In the May 22 issue of The New Republic, Cass Sunstein has this review (“Virtue and Verdicts”) of Ronald Dworkin’s “Justice in Robes“. Sunstein sets the stage with this:
For over three decades, Ronald Dworkin has been the most influential and illuminating analyst of the view that judges can or should merely “follow the law.” In this collection of recent essays, Dworkin explores the relationship between law and morality, elaborating his previous arguments and replying to a number of prominent objections. Dworkin agrees that judges generally must be faithful to existing legal materials, but he insists that they are not merely “following” something. The law is often unclear. Dworkin contends that when resolving real disputes, judges must select the principle that puts previous decisions in their most attractive light. For this reason, the task of interpretation requires judges to think seriously about what morality requires, and they might well end up moving the law in dramatic and novel directions.
After a helpful summary of the book’s claims and context, Sunstein — drawing on his own defense of “minimalism” — writes:
[E]ven if we reject originalism, it does not follow that judges should adopt and impose large-scale moral principles of their own (and call what they are doing “fidelity”!). Suppose that we insist that when judges strike down legislation because of their own moral judgments, they might well err. In American history, it is easy to find examples. . . .
. . . Puzzlingly, Dworkin does not come to terms with the risk of judicial error in the moral domain. . . .

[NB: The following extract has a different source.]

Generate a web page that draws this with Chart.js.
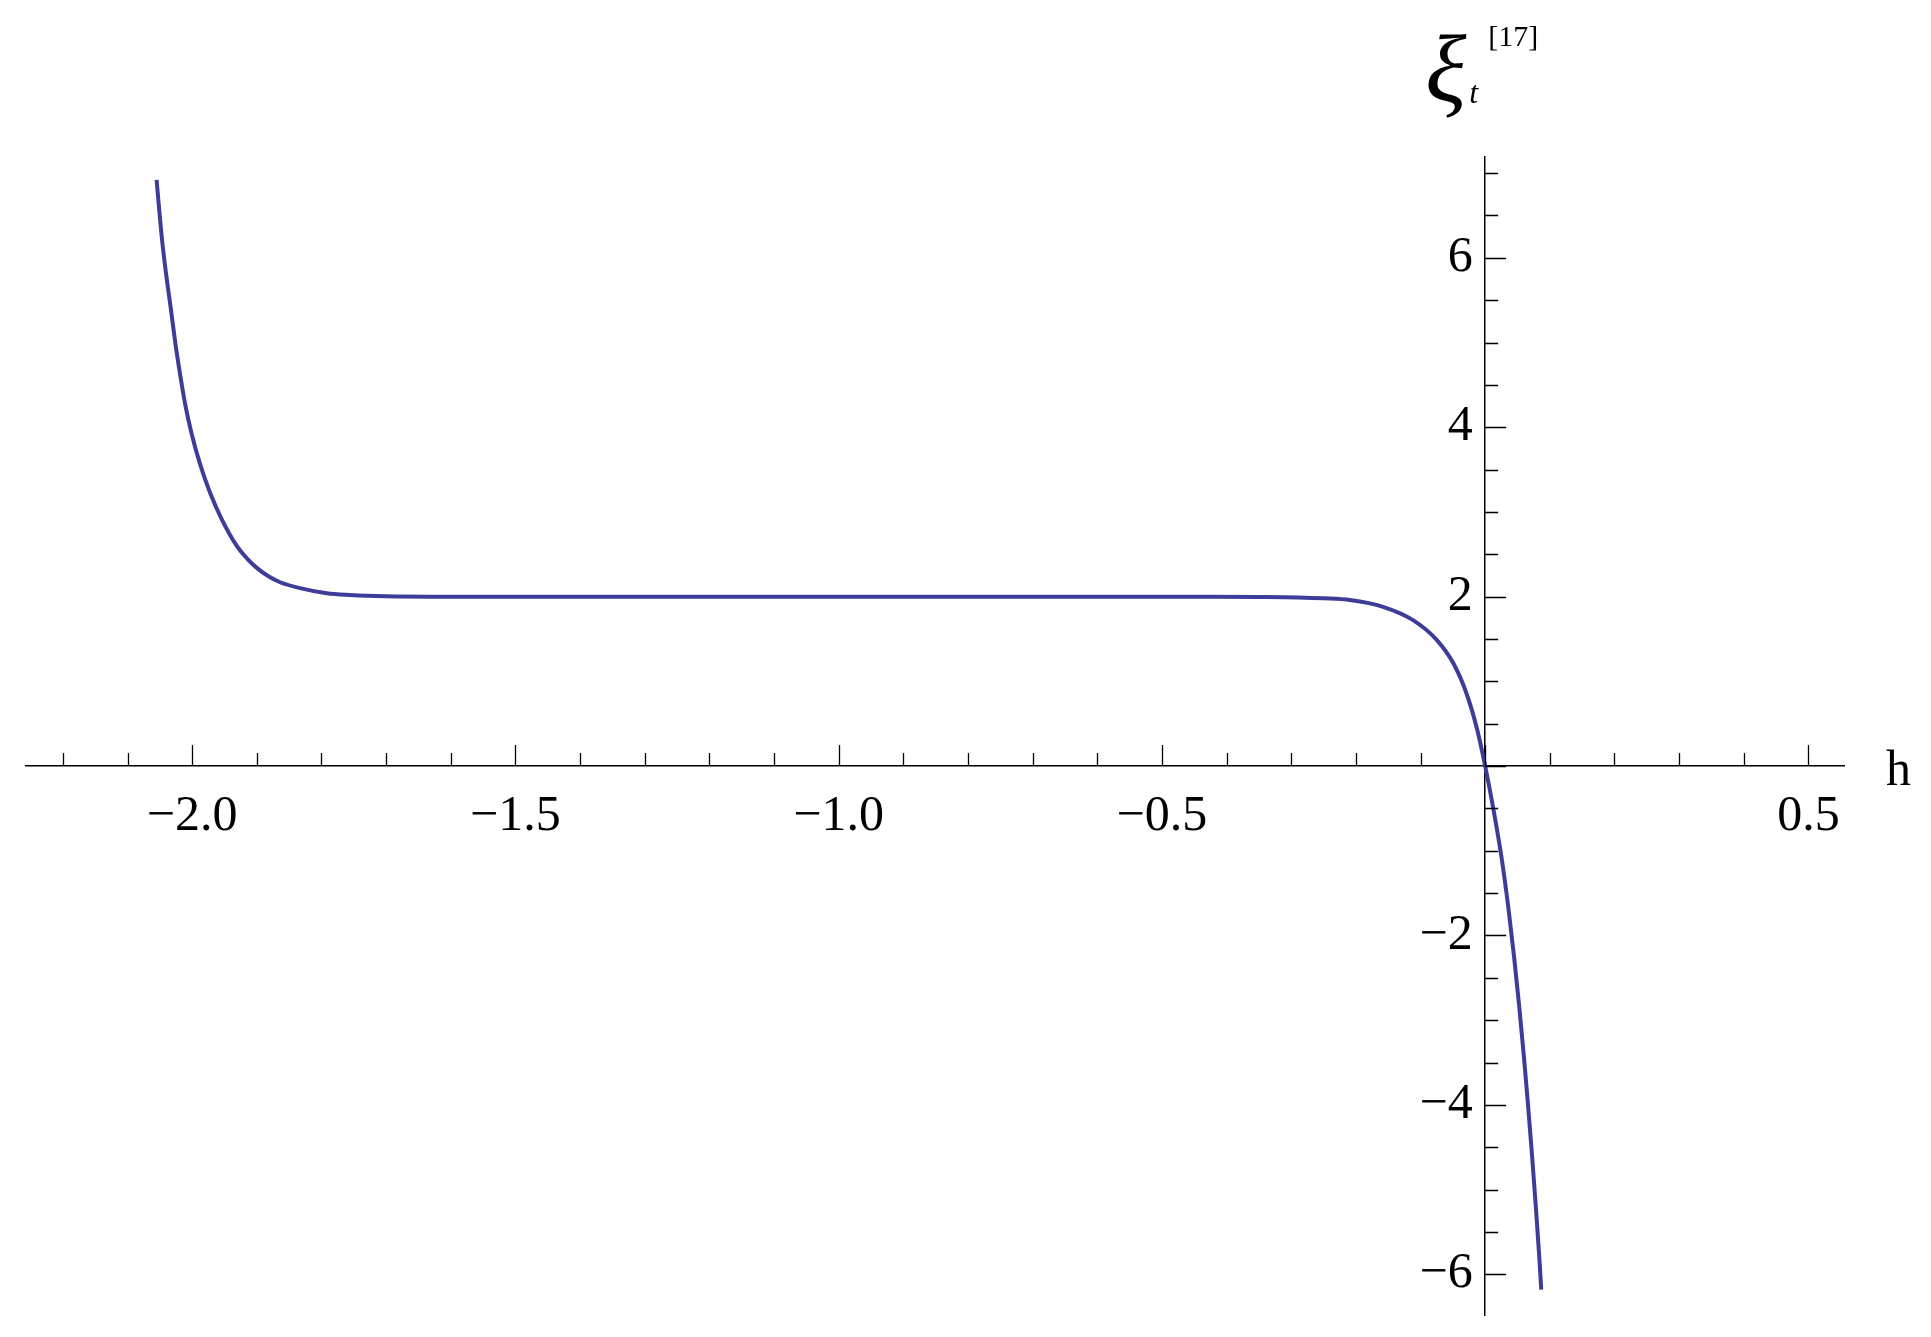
<!DOCTYPE html>
<html>
<head>
<meta charset="utf-8">
<script src="https://cdn.jsdelivr.net/npm/chart.js@4.4.1/dist/chart.umd.min.js"></script>
<style>
  html, body { margin: 0; padding: 0; background: #fff; }
  #wrap { width: 1931px; height: 1337px; }
</style>
</head>
<body>
<div id="wrap"><canvas id="plot" width="1931" height="1337"></canvas></div>
<script>
// values
const hValues = [
  -2.055, -2.051, -2.046, -2.040, -2.033, -2.026, -2.019, -2.011, -2.001, -1.988,
  -1.972, -1.954, -1.931, -1.915, -1.900, -1.882, -1.864, -1.833, -1.792, -1.756,
  -1.70, -1.60, -1.40, -1.20, -1.00, -0.80, -0.60, -0.45, -0.35, -0.29,
  -0.25, -0.209, -0.158, -0.111, -0.075, -0.049, -0.029, -0.013, 0.000, 0.0125,
  0.0253, 0.0358, 0.0448, 0.0528, 0.0600, 0.0666, 0.0727, 0.0784, 0.0837, 0.0867
];
const xiValues = [
  6.92, 6.57, 6.17, 5.79, 5.40, 4.99, 4.64, 4.28, 3.93, 3.57,
  3.22, 2.91, 2.60, 2.45, 2.34, 2.24, 2.17, 2.10, 2.04, 2.02,
  2.005, 2.0, 2.0, 2.0, 2.0, 2.0, 2.0, 1.998, 1.995, 1.99,
  1.98, 1.96, 1.88, 1.72, 1.49, 1.21, 0.86, 0.45, 0.0, -0.50,
  -1.08, -1.67, -2.26, -2.85, -3.44, -4.03, -4.62, -5.21, -5.80, -6.18
];
const xRange = [-2.257, 0.555];
const yRange = [-6.48, 7.19];
const xLabelTicks = [-2.0, -1.5, -1.0, -0.5, 0.5];
const yLabelTicks = [-6, -4, -2, 2, 4, 6];

const lineColor = "#3d3d99";
const serif = "'Liberation Serif', 'Times New Roman', serif";

function near(v, step) {
  return Math.abs(v / step - Math.round(v / step)) < 1e-6;
}
function signed(v, digits) {
  return (v < 0 ? "\u2212" : "") + Math.abs(v).toFixed(digits);
}
function isIn(list, v) {
  return list.some((t) => Math.abs(t - v) < 1e-6);
}
function noEdgePadding(scale) {
  scale.paddingTop = 0;
  scale.paddingBottom = 0;
  scale.paddingLeft = 0;
  scale.paddingRight = 0;
}

// tick marks point into the plot (up / right), plus axis names
const axisDecor = {
  id: "axisDecor",
  afterDraw(chart) {
    const { ctx } = chart;
    const { x, y } = chart.scales;
    const x0 = x.getPixelForValue(0);
    const y0 = y.getPixelForValue(0);
    ctx.save();
    ctx.strokeStyle = "#000";
    ctx.lineWidth = 1.3;
    ctx.beginPath();
    x.ticks.forEach((t) => {
      if (!near(t.value, 0.1)) return;
      const px = Math.round(x.getPixelForValue(t.value)) + 0.5;
      const len = near(t.value, 0.5) ? 21 : 13;
      ctx.moveTo(px, y0);
      ctx.lineTo(px, y0 - len);
    });
    y.ticks.forEach((t) => {
      if (!near(t.value, 0.5)) return;
      const py = Math.round(y.getPixelForValue(t.value)) + 0.5;
      const len = near(t.value, 2) ? 21 : 13;
      ctx.moveTo(x0, py);
      ctx.lineTo(x0 + len, py);
    });
    ctx.stroke();

    ctx.fillStyle = "#000";
    ctx.textAlign = "left";
    ctx.textBaseline = "alphabetic";
    ctx.font = `50px ${serif}`;
    ctx.fillText("h", x.right + 42, y0 + 19);

    ctx.font = `italic 96px ${serif}`;
    ctx.fillText("\u03BE", x0 - 60, y.top - 56);
    ctx.font = `italic 32px ${serif}`;
    ctx.fillText("t", x0 - 16, y.top - 54);
    ctx.font = `30px ${serif}`;
    ctx.fillText("[17]", x0 + 3, y.top - 111);
    ctx.restore();
  },
};

new Chart(document.getElementById("plot"), {
  type: "scatter",
  data: {
    datasets: [
      {
        data: hValues.map((h, i) => ({ x: h, y: xiValues[i] })),
        showLine: true,
        borderColor: lineColor,
        borderWidth: 4,
        pointRadius: 0,
        cubicInterpolationMode: "monotone",
        fill: false,
      },
    ],
  },
  options: {
    responsive: false,
    animation: false,
    layout: { padding: { left: 26, right: 87, top: 157, bottom: 22 } },
    plugins: {
      legend: { display: false },
      tooltip: { enabled: false },
    },
    scales: {
      x: {
        type: "linear",
        position: { y: 0 },
        min: xRange[0],
        max: xRange[1],
        afterFit: noEdgePadding,
        grid: { display: false },
        border: { display: true, color: "#000", width: 1.5 },
        ticks: {
          stepSize: 0.1,
          includeBounds: false,
          autoSkip: false,
          maxRotation: 0,
          padding: 13,
          color: "#000",
          font: { family: serif, size: 50 },
          callback: (v) => (isIn(xLabelTicks, v) ? signed(v, 1) : ""),
        },
      },
      y: {
        type: "linear",
        position: { x: 0 },
        min: yRange[0],
        max: yRange[1],
        afterFit: noEdgePadding,
        grid: { display: false },
        border: { display: true, color: "#000", width: 1.5 },
        ticks: {
          stepSize: 0.5,
          includeBounds: false,
          autoSkip: false,
          color: "#000",
          font: { family: serif, size: 50 },
          callback: (v) => (isIn(yLabelTicks, v) ? signed(v, 0) + " " : ""),
        },
      },
    },
  },
  plugins: [axisDecor],
});
</script>
</body>
</html>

Dworkin’s . . . claim is that the Supreme Court should adopt an approach that calls on the justices to make large-scale judgments about the meaning of our highest ideals. I think that the Court should, most of the time, refuse to assume such a role. It should refuse to do so because fallible judges ought to avoid engaging, in particular cases, with the most fundamental problems in morality and politics. No theory of interpretation can avoid moral and political controversy, but it is possible to adopt, on moral and political grounds, a theory of interpretation that asks judges to decline to deploy their own moral and political judgments as weapons against the democratic process.